PvGaLM is a novel privacy-preserving pipeline for relational learning. It provides decoupled training relation sampling paired with efficient tuple-level gradient clipping so that large pretrained models can be fine-tuned on graph data through DP-SGD with rigorous privacy guarantee.
We consider two specific use cases for private relational learning:
Cross-category recommendation: When launching new product lines, RecSys models often face the problem of lacking historical data for prediction (e.g., co-purchase), which can be alleviated by leveraging user purchase history of complementary categories, but these co-purchase relations contain sensitive user behaviors.
Cross-regional model deployment: Financial institutions operate in multiple locations, and their service models (e.g., fraud detection) are normally trained on transaction data collected from major markets and then deployed to multiple
regions after fine-tuning, but this practice is often challenged by regional data protection regulations.
HuggingFace: BERT.base, BERT.large, Llama2-7B, Llama2-13B
Tasks: Relation Prediction, Entity Classification
(Other versions may work but are untested)
- python >= 3.11
- pytorch >= 2.1.2
- transformers >= 4.23.0
- peft == 0.10.0
- opacus == 1.4.1
- Update conda:
conda update -n base -c defaults conda
- Install basic dependencies to the virtual environment and activate it:
conda env create -f environment_pyvacy.yml
conda activate pyvacy
conda create -n pyvacy python=3.11
pip install torch==2.1.2 torchvision==0.16.2 torchaudio==2.1.2 --index-url https://download.pytorch.org/whl/cu118
pip install transformers==4.39.3
pip install sentencepiece
pip install peft
pip install datasets
pip install evaluate
pip install opacus==1.4.1
pip install wandb
pip install pandas
pip install scikit-learn
To use Jupyter Notebook
conda install ipykernel
ipython kernel install --user --name=pyvacy
non-private fine-tuning on relational data
bash lp_train_galm.sh $GPU_ID $DATASET $BATCH_SIZE $MODEL
bash lp_train_galm.sh 0 sports 128 large
fine-tuning on relational data with DP
bash lp_train_pvgalm.sh $GPU_ID $DATASET $EPSILON $NOISE_SCALE $CLIPPING_NORM $BATCH_SIZE
bash lp_train_pvgalm.sh 0 mag_us -1 0.433 1 64
few-shot relation prediction
bash lp_train_pvgalm_fewshot.sh $GPU_ID $DATASET $BATCH_SIZE
bash lp_train_pvgalm_fewshot.sh 0 cloth 16
few-shot entity classification
bash nc_train_galm.sh $GPU_ID $DATASET $BATCH_SIZE
bash nc_train_galm.sh 0 mag_cn 128
Please follow the description in Appx.
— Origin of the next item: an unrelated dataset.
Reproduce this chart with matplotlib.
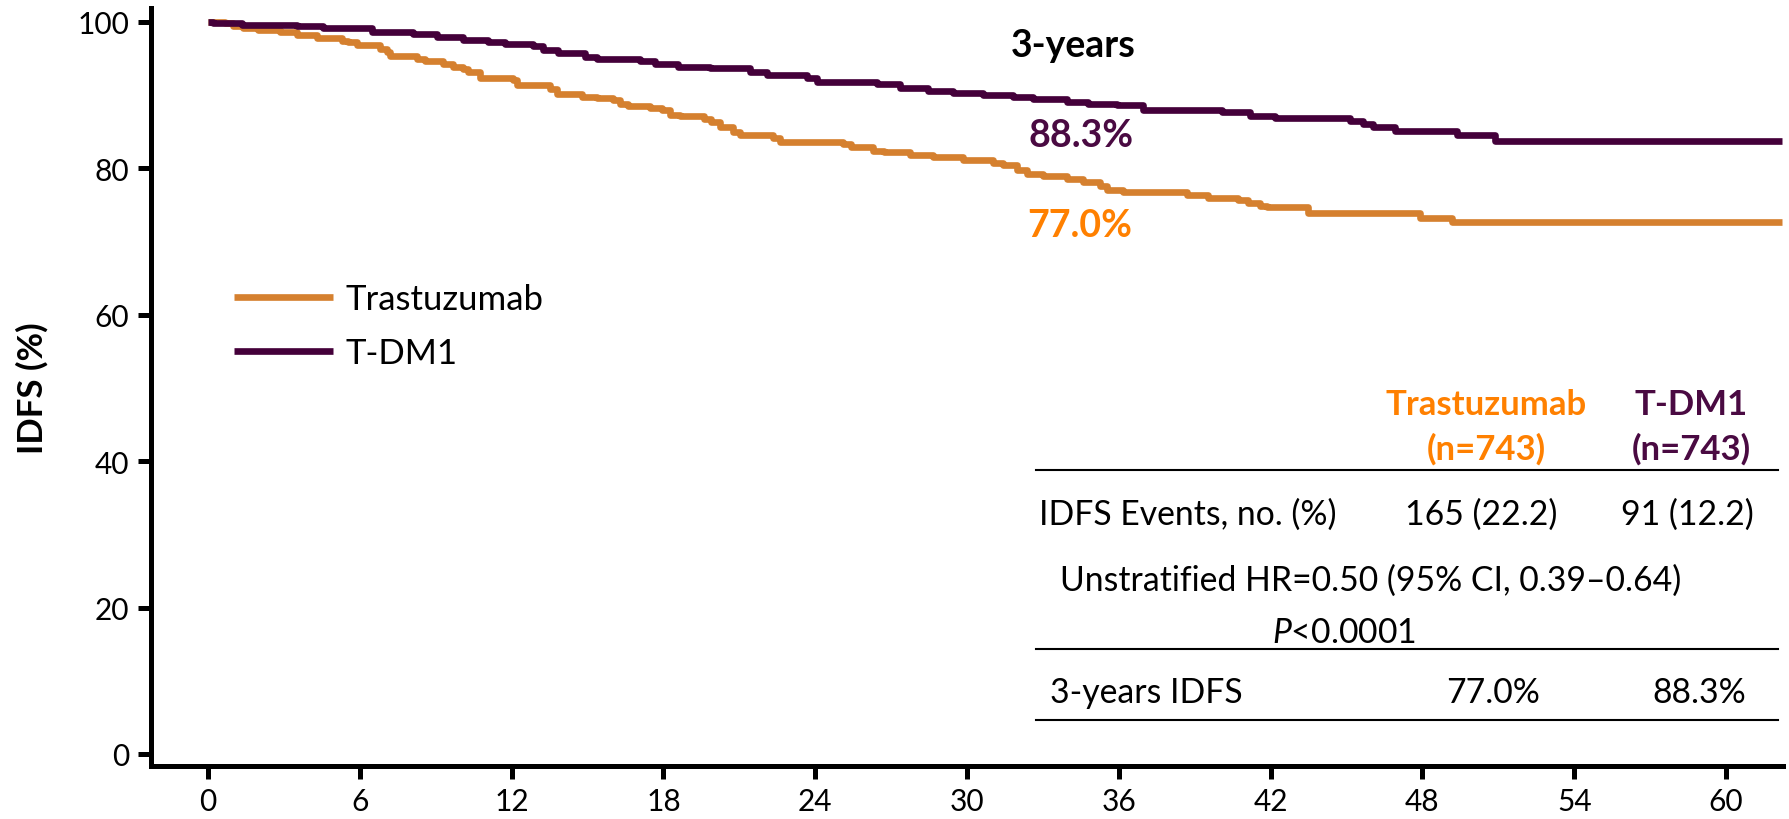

C to obtain the MAG and the AMAZ datasets.
Please cite our paper if you are interested in our work.
@inproceedings{
yin2024privately,
title={Privately Learning from Graphs with Applications in Fine-tuning Large Language Models},
author={Haoteng Yin and Rongzhe Wei and Eli Chien and Pan Li},
booktitle={Statistical Foundations of LLMs and Foundation Models (NeurIPS 2024 Workshop)},
year={2024},
}